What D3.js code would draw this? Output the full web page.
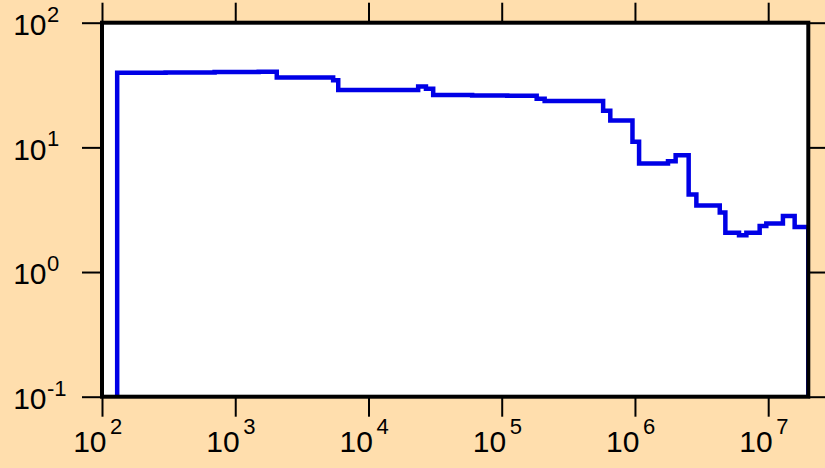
<!DOCTYPE html>
<html>
<head>
<meta charset="utf-8">
<script src="https://cdn.jsdelivr.net/npm/d3@7"></script>
<style>
  html, body { margin: 0; padding: 0; background: #ffdead; }
  svg { display: block; }
</style>
</head>
<body>
<svg id="chart" width="825" height="468"></svg>
<script>
// ---- data ----
// histogram bin edges (x) and bin values (y)
const binEdges = [130, 300, 700, 1500, 2050, 5430, 5930, 23600, 27000, 30600, 60000, 110000, 183000,
  210000, 577000, 653000, 958000, 1074000, 1770000, 2020000, 2530000, 2890000, 4330000, 4770000,
  6040000, 6860000, 8630000, 9680000, 12900000, 15800000, 20000000];
const binValues = [39.6, 39.9, 40.2, 40.5, 36.4, 34.5, 28.9, 30.8, 29.5, 26.3, 26.1, 25.9,
  24.5, 23.6, 19.7, 16.4, 11.1, 7.41, 7.73, 8.66, 4.18, 3.42, 3.00, 2.07, 1.97, 2.07,
  2.34, 2.45, 2.82, 2.30];
const xTickValues = [1e2, 1e3, 1e4, 1e5, 1e6, 1e7];
const xTickExponents = ["2", "3", "4", "5", "6", "7"];
const yTickValues = [1e-1, 1e0, 1e1, 1e2];
const yTickExponents = ["-1", "0", "1", "2"];
const xDomain = [100, 2e7];
const yDomain = [0.1, 100];

// ---- layout ----
const pLeft = 102, pRight = 808.3, pTop = 22.7, pBottom = 396.7;
const svg = d3.select("#chart");

const x = d3.scaleLog().domain(xDomain).range([pLeft, pRight]);
const y = d3.scaleLog().domain(yDomain).range([pBottom, pTop]);

svg.append("rect").attr("x", pLeft).attr("y", pTop)
  .attr("width", pRight - pLeft).attr("height", pBottom - pTop).attr("fill", "#ffffff");

svg.append("clipPath").attr("id", "clip").append("rect")
  .attr("x", pLeft).attr("y", pTop).attr("width", pRight - pLeft).attr("height", pBottom - pTop);

// step path built from arrays
const pts = [];
pts.push([binEdges[0], yDomain[0]]);
binValues.forEach((v, i) => {
  pts.push([binEdges[i], v]);
  pts.push([binEdges[i + 1], v]);
});
pts.push([binEdges[binEdges.length - 1], yDomain[0]]);

const line = d3.line().x(d => x(d[0])).y(d => y(d[1]));
svg.append("path").datum(pts)
  .attr("d", line)
  .attr("fill", "none")
  .attr("stroke", "#0000e6")
  .attr("stroke-width", 4.5)
  .attr("stroke-linejoin", "miter")
  .attr("clip-path", "url(#clip)");

// axes (outward ticks on all four sides)
const tickLen = 20;
const gx = svg.append("g").attr("transform", `translate(0,${pBottom})`)
  .call(d3.axisBottom(x).tickValues(xTickValues).tickSize(tickLen).tickFormat(""));
const gxt = svg.append("g").attr("transform", `translate(0,${pTop})`)
  .call(d3.axisTop(x).tickValues(xTickValues).tickSize(tickLen).tickFormat(""));
const gy = svg.append("g").attr("transform", `translate(${pLeft},0)`)
  .call(d3.axisLeft(y).tickValues(yTickValues).tickSize(tickLen).tickFormat(""));
const gyr = svg.append("g").attr("transform", `translate(${pRight},0)`)
  .call(d3.axisRight(y).tickValues(yTickValues).tickSize(tickLen).tickFormat(""));
[gx, gxt, gy, gyr].forEach(g => {
  g.select(".domain").remove();
  g.selectAll(".tick line").attr("stroke", "#000").attr("stroke-width", 2);
});

// frame
svg.append("rect").attr("x", pLeft).attr("y", pTop)
  .attr("width", pRight - pLeft).attr("height", pBottom - pTop)
  .attr("fill", "none").attr("stroke", "#000").attr("stroke-width", 4);

// tick labels
const font = "'Liberation Sans', Arial, sans-serif";
xTickValues.forEach((v, i) => {
  const tx = x(v);
  svg.append("text").attr("x", tx + 4.5).attr("y", 452)
    .attr("text-anchor", "end").attr("font-family", font).attr("font-size", 30)
    .attr("fill", "#000").text("10");
  svg.append("text").attr("x", tx + 8).attr("y", 434)
    .attr("text-anchor", "start").attr("font-family", font).attr("font-size", 22)
    .attr("fill", "#000").text(xTickExponents[i]);
});
yTickValues.forEach((v, i) => {
  const ty = y(v);
  svg.append("text").attr("x", 46.5).attr("y", ty + 12.3)
    .attr("text-anchor", "end").attr("font-family", font).attr("font-size", 30)
    .attr("fill", "#000").text("10");
  svg.append("text").attr("x", 47).attr("y", ty - 1)
    .attr("text-anchor", "start").attr("font-family", font).attr("font-size", 22)
    .attr("fill", "#000").text(yTickExponents[i]);
});
</script>
</body>
</html>
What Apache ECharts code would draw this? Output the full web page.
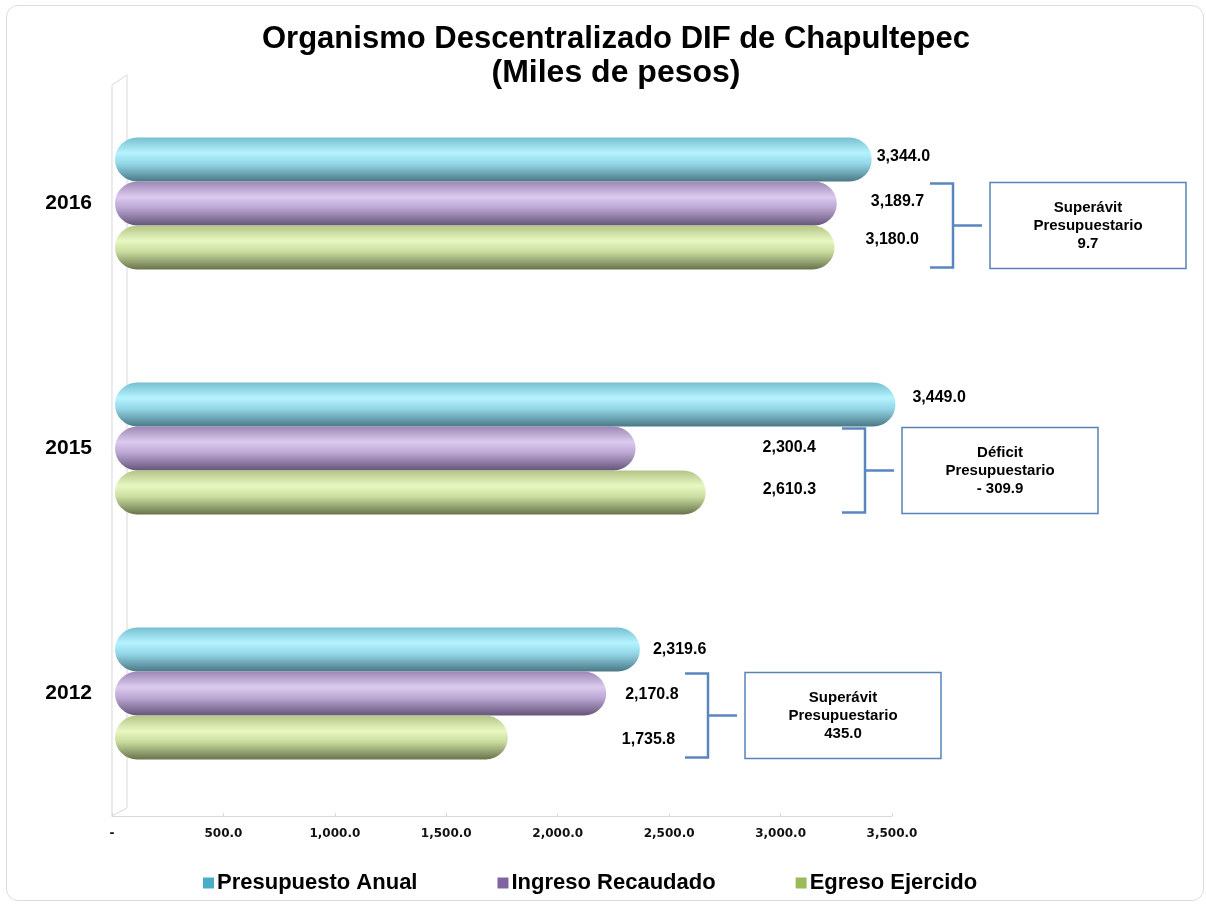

_ _ _ _ _ _ _

YOUR OBJECTIVE:
Output the material word for word, omitting its pictures.

RESULT FOR THIS TASK:
What D3.js code would draw this? Output the full web page.
<!DOCTYPE html>
<html>
<head>
<meta charset="utf-8">
<script src="https://cdn.jsdelivr.net/npm/d3@7"></script>
<style>
  html, body { margin: 0; padding: 0; background: #ffdead; }
  svg { display: block; }
</style>
</head>
<body>
<svg id="chart" width="825" height="468"></svg>
<script>
// ---- data ----
// histogram bin edges (x) and bin values (y)
const binEdges = [130, 300, 700, 1500, 2050, 5430, 5930, 23600, 27000, 30600, 60000, 110000, 183000,
  210000, 577000, 653000, 958000, 1074000, 1770000, 2020000, 2530000, 2890000, 4330000, 4770000,
  6040000, 6860000, 8630000, 9680000, 12900000, 15800000, 20000000];
const binValues = [39.6, 39.9, 40.2, 40.5, 36.4, 34.5, 28.9, 30.8, 29.5, 26.3, 26.1, 25.9,
  24.5, 23.6, 19.7, 16.4, 11.1, 7.41, 7.73, 8.66, 4.18, 3.42, 3.00, 2.07, 1.97, 2.07,
  2.34, 2.45, 2.82, 2.30];
const xTickValues = [1e2, 1e3, 1e4, 1e5, 1e6, 1e7];
const xTickExponents = ["2", "3", "4", "5", "6", "7"];
const yTickValues = [1e-1, 1e0, 1e1, 1e2];
const yTickExponents = ["-1", "0", "1", "2"];
const xDomain = [100, 2e7];
const yDomain = [0.1, 100];

// ---- layout ----
const pLeft = 102, pRight = 808.3, pTop = 22.7, pBottom = 396.7;
const svg = d3.select("#chart");

const x = d3.scaleLog().domain(xDomain).range([pLeft, pRight]);
const y = d3.scaleLog().domain(yDomain).range([pBottom, pTop]);

svg.append("rect").attr("x", pLeft).attr("y", pTop)
  .attr("width", pRight - pLeft).attr("height", pBottom - pTop).attr("fill", "#ffffff");

svg.append("clipPath").attr("id", "clip").append("rect")
  .attr("x", pLeft).attr("y", pTop).attr("width", pRight - pLeft).attr("height", pBottom - pTop);

// step path built from arrays
const pts = [];
pts.push([binEdges[0], yDomain[0]]);
binValues.forEach((v, i) => {
  pts.push([binEdges[i], v]);
  pts.push([binEdges[i + 1], v]);
});
pts.push([binEdges[binEdges.length - 1], yDomain[0]]);

const line = d3.line().x(d => x(d[0])).y(d => y(d[1]));
svg.append("path").datum(pts)
  .attr("d", line)
  .attr("fill", "none")
  .attr("stroke", "#0000e6")
  .attr("stroke-width", 4.5)
  .attr("stroke-linejoin", "miter")
  .attr("clip-path", "url(#clip)");

// axes (outward ticks on all four sides)
const tickLen = 20;
const gx = svg.append("g").attr("transform", `translate(0,${pBottom})`)
  .call(d3.axisBottom(x).tickValues(xTickValues).tickSize(tickLen).tickFormat(""));
const gxt = svg.append("g").attr("transform", `translate(0,${pTop})`)
  .call(d3.axisTop(x).tickValues(xTickValues).tickSize(tickLen).tickFormat(""));
const gy = svg.append("g").attr("transform", `translate(${pLeft},0)`)
  .call(d3.axisLeft(y).tickValues(yTickValues).tickSize(tickLen).tickFormat(""));
const gyr = svg.append("g").attr("transform", `translate(${pRight},0)`)
  .call(d3.axisRight(y).tickValues(yTickValues).tickSize(tickLen).tickFormat(""));
[gx, gxt, gy, gyr].forEach(g => {
  g.select(".domain").remove();
  g.selectAll(".tick line").attr("stroke", "#000").attr("stroke-width", 2);
});

// frame
svg.append("rect").attr("x", pLeft).attr("y", pTop)
  .attr("width", pRight - pLeft).attr("height", pBottom - pTop)
  .attr("fill", "none").attr("stroke", "#000").attr("stroke-width", 4);

// tick labels
const font = "'Liberation Sans', Arial, sans-serif";
xTickValues.forEach((v, i) => {
  const tx = x(v);
  svg.append("text").attr("x", tx + 4.5).attr("y", 452)
    .attr("text-anchor", "end").attr("font-family", font).attr("font-size", 30)
    .attr("fill", "#000").text("10");
  svg.append("text").attr("x", tx + 8).attr("y", 434)
    .attr("text-anchor", "start").attr("font-family", font).attr("font-size", 22)
    .attr("fill", "#000").text(xTickExponents[i]);
});
yTickValues.forEach((v, i) => {
  const ty = y(v);
  svg.append("text").attr("x", 46.5).attr("y", ty + 12.3)
    .attr("text-anchor", "end").attr("font-family", font).attr("font-size", 30)
    .attr("fill", "#000").text("10");
  svg.append("text").attr("x", 47).attr("y", ty - 1)
    .attr("text-anchor", "start").attr("font-family", font).attr("font-size", 22)
    .attr("fill", "#000").text(yTickExponents[i]);
});
</script>
</body>
</html>
What Apache ECharts code would draw this? Output the full web page.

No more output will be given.